К моменту этого обсуждения мы уже покупали пинту молока в Ко-оп супермаркете в Киттибрюстере. Как только мы прошли кассу, беседа перешла на пятый том “ Моя жизнь и любимые ” Фрэнка Харриса. Морис Жиродиа из издательства Olympia Press в Париже приобрел права на эту книгу у вдовы автора за весьма значительную сумму. Александр Троччи был нанят для того, чтобы переписать полученный материал и сочинить остальную часть книги. Шестьдесят пять процентов окончательного текста являлось оригинальной прозой Троччи, а оставшиеся заметки Харриса были доведены им до удобоваримого состояния. Троччи состряпал эту книгу за десять дней и, считая Харриса напыщенным индюком, использовал подвернувшуюся возможность чтобы написать злую, язвительную сатиру и пародию на Тори-анархиста. Результат был достаточно хорош, чтобы одурачить всех литературных экспертов, превозносивших книгу пять лет, пока мистификация не была раскрыта. Алан считал эту фальшивую автобиографию лучшей из всех порно-романов Троччи и единственным произведением, “созданным” Харрисом, которую он мог посчитать достойной для рекомендации другу. Это, безусловно, улучшило биографию Кингсмилла в плане предоставления по-настоящему вымышленного портрета человека.
Впрочем, Алан не считал “ Мою жизнь и любимые: пятый том ” лучшей литературной мистификацией Троччи, несмотря на скорее положительное отношение к тому, что этот активист-хипстер выдал семь порнографических книг против только двух “серьезных” романов. Троччи создал свои лучшие фальшивки в шестидесятые, когда обратился к книжному бизнесу как к средству поддерживать свою героиновую зависимость.
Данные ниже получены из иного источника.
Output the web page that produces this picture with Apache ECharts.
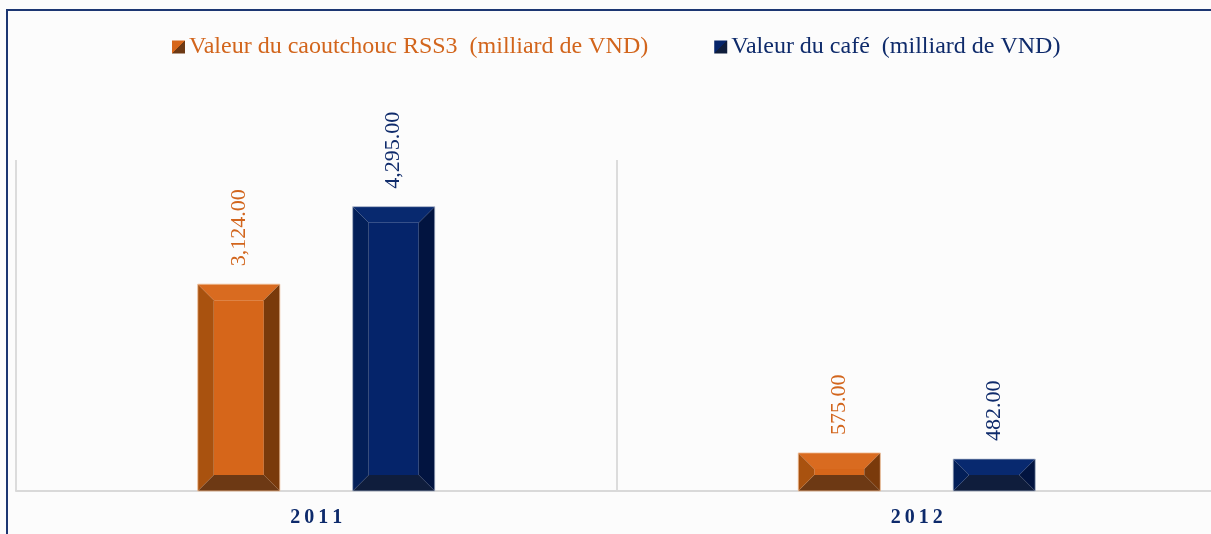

Так как к этому времени был уже спрос на его “оригинальные” манускрипты, Троччи ответил на него так — начал подражать своим уже опубликованным книгам. Алан полагал, что это была отличная шутка, благодаря которой он мог смотреть сквозь пальцы на склонность к шаблонным литературным ходам в порнографических книгах Троччи. Согласно Алану, Троччи проявил всё, на что он был способен, в “ Книге Каина ” и фальшивом финальном томе “ Моя жизнь и любимые ”. На “ Книгу Каина ” Троччи затратил огромное количество усилий и создал неподдельно экспериментальное литературное произведение, тогда как мистификация с Фрэнком Харрисом трещала по швам, потому что была написана плохо и неряшливо, ничем не отличаясь от бессмысленной болтологии любого порнографического писаки. Работая ради денег, Троччи достиг самого что ни на есть подлинного транса палп-писателя, чем, безусловно, превзошёл автоматическое письмо сюрреалистов.